== TASK DATA ==

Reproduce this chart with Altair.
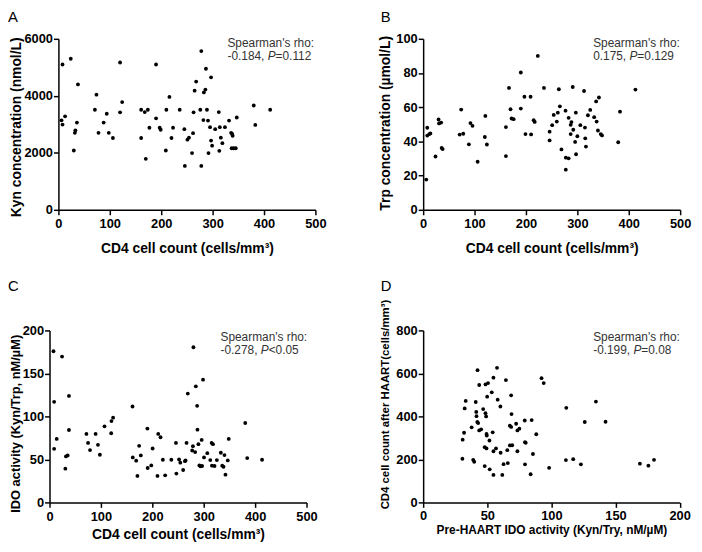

==

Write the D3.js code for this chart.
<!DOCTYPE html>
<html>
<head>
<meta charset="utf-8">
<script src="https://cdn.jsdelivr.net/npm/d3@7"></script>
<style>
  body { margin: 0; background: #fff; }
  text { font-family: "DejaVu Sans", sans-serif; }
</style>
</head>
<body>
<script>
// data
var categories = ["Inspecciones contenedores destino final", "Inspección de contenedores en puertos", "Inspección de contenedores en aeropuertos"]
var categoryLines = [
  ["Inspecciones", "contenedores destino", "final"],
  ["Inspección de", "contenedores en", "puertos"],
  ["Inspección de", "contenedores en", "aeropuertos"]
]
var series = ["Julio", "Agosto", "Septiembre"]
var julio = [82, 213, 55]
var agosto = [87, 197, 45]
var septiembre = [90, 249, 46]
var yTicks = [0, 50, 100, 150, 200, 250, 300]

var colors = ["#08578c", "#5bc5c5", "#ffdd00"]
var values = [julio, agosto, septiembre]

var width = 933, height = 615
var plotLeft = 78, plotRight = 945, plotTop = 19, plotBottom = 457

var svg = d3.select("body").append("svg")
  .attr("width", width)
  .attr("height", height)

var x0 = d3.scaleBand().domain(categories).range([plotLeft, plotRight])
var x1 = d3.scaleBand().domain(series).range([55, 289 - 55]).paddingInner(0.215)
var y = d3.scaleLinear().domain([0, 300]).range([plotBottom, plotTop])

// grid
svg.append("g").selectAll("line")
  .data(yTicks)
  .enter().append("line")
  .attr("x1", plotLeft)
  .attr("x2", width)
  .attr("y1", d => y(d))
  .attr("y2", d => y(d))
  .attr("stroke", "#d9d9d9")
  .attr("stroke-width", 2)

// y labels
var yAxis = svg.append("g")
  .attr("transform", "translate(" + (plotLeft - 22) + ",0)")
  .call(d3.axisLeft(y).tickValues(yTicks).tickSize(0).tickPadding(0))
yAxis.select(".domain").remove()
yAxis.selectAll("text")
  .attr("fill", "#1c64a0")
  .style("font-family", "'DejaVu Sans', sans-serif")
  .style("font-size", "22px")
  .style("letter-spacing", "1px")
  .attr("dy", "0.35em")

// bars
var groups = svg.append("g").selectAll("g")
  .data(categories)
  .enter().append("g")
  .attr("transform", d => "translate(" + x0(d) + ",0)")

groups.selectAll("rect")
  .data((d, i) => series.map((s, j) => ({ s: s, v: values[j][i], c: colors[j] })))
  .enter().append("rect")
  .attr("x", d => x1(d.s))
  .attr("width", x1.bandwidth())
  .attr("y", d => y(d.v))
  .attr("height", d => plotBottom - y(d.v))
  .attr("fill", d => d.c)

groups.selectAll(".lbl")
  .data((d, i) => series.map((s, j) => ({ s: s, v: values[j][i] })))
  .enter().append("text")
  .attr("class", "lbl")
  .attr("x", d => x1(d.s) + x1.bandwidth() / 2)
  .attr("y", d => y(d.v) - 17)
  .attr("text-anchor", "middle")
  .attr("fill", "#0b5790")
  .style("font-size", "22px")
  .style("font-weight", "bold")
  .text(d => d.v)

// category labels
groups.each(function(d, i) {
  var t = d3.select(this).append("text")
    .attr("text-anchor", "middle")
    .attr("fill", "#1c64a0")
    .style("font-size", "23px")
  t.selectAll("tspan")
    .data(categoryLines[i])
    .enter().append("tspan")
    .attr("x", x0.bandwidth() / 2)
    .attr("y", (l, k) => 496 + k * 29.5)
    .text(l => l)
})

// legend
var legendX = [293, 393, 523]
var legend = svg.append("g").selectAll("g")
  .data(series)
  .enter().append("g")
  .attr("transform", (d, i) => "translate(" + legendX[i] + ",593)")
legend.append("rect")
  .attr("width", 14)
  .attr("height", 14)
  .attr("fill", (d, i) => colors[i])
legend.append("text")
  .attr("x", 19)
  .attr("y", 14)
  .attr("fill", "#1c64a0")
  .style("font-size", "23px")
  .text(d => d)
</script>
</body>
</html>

* * *

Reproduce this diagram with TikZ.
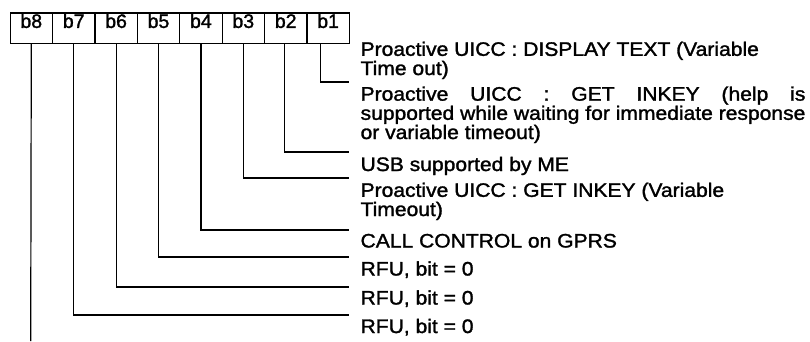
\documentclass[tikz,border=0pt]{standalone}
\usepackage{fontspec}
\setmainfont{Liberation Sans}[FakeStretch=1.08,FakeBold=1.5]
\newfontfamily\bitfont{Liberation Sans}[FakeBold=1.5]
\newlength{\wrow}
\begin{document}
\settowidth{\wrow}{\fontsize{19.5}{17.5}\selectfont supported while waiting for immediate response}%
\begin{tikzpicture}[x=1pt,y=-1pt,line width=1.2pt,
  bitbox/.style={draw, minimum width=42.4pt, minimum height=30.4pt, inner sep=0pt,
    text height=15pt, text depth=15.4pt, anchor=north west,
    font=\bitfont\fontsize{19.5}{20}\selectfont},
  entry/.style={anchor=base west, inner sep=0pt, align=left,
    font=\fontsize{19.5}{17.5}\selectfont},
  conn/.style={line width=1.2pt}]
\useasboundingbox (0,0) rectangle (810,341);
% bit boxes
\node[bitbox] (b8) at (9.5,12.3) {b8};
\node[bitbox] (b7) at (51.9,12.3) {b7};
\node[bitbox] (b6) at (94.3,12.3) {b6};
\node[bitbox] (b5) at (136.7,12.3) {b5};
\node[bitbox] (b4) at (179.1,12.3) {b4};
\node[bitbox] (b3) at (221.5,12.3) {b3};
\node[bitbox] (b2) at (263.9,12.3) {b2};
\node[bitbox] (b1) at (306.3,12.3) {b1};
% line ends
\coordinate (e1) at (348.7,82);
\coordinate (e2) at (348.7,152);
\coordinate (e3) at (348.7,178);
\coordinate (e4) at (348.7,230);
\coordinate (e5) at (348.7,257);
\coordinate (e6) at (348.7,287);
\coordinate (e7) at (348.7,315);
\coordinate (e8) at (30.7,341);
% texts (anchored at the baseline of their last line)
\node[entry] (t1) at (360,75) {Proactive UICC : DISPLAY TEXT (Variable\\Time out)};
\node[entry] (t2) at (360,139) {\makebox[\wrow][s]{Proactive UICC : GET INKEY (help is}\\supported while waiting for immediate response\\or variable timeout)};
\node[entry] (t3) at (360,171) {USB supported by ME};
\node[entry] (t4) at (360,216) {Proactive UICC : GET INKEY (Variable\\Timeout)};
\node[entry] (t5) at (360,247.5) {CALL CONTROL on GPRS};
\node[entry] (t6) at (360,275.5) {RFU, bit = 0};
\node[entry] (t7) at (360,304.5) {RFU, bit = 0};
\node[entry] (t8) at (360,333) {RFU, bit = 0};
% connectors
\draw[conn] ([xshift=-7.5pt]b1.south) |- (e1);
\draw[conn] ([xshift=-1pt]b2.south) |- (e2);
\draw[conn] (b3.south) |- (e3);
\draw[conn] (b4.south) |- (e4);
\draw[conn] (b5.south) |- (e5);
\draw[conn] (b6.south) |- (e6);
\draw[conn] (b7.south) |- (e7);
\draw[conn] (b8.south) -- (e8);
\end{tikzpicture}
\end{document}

== WRITTEN EXERCISE ==
From the listing above, output exactly the run of lines that starts with the line containing "Write the D3.js code for this chart." and ends with the line containing "d3.scaleLinear().domain([0, 300]).range([plotBottom, plotTop])".

== TASK ANSWER ==
Write the D3.js code for this chart.
<!DOCTYPE html>
<html>
<head>
<meta charset="utf-8">
<script src="https://cdn.jsdelivr.net/npm/d3@7"></script>
<style>
  body { margin: 0; background: #fff; }
  text { font-family: "DejaVu Sans", sans-serif; }
</style>
</head>
<body>
<script>
// data
var categories = ["Inspecciones contenedores destino final", "Inspección de contenedores en puertos", "Inspección de contenedores en aeropuertos"]
var categoryLines = [
  ["Inspecciones", "contenedores destino", "final"],
  ["Inspección de", "contenedores en", "puertos"],
  ["Inspección de", "contenedores en", "aeropuertos"]
]
var series = ["Julio", "Agosto", "Septiembre"]
var julio = [82, 213, 55]
var agosto = [87, 197, 45]
var septiembre = [90, 249, 46]
var yTicks = [0, 50, 100, 150, 200, 250, 300]

var colors = ["#08578c", "#5bc5c5", "#ffdd00"]
var values = [julio, agosto, septiembre]

var width = 933, height = 615
var plotLeft = 78, plotRight = 945, plotTop = 19, plotBottom = 457

var svg = d3.select("body").append("svg")
  .attr("width", width)
  .attr("height", height)

var x0 = d3.scaleBand().domain(categories).range([plotLeft, plotRight])
var x1 = d3.scaleBand().domain(series).range([55, 289 - 55]).paddingInner(0.215)
var y = d3.scaleLinear().domain([0, 300]).range([plotBottom, plotTop])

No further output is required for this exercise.